Incoming Berlinale chiefs Carlo Chatrian and Mariette Rissenbeek have introduced a new competitive section called Encounters to support new voices in cinema, starting from next year’s festival.
Encounters will comprise a maximum of 15 world or international premieres of fiction or documentary films at least 60 minutes in length. A three-member jury will choose winners for best film, best director and a special jury award.
The festival said it aims to “foster aesthetically and structurally daring works from independent, innovative filmmakers” in its official selection.
It will run alongside the traditional competition and Berlinale shorts strands which award the Golden and Silver Bears.
Artistic director Chatrian and executive director Rissenbeek unveiled a new selection committee back in March.
Speaking to Screen, Chatrian explained how the new strand will differ from Berlin’s other sections: “We would like to continue with Panorama as a section that has a special relationship with the audience.
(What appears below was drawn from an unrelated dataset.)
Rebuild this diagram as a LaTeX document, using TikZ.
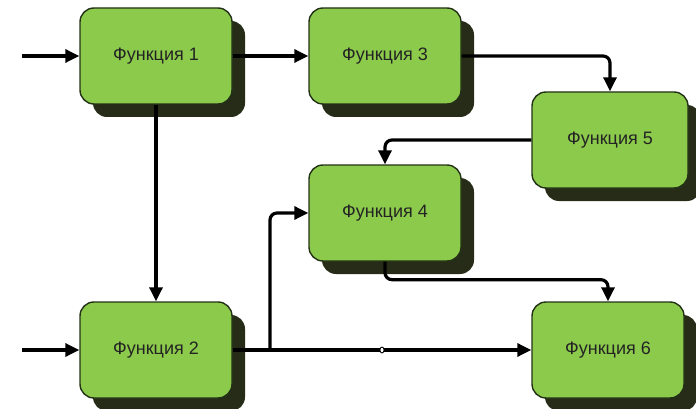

Or rather different audiences, considering the diverse identities that the section had and will have. For Encounters the focus goes more on the originality of the voice, on the style, on the way the films try to challenge the traditional forms. Films that aim to encounter their public.”
Further changes
Special series’ Culinary Cinema and NATIVe - A Journey into Indigenous Cinema have been discontinued from 2020.
However, Jason Ryle, an advisor for the NATIVe strand for the past eight years, joins Norman Wang, Luciano Monteagudo, Dennis Lim and former long-time EFM director Beki Probst as newly announced advisors to to the festival.
Further Berlinale developments are expected by summer 2019.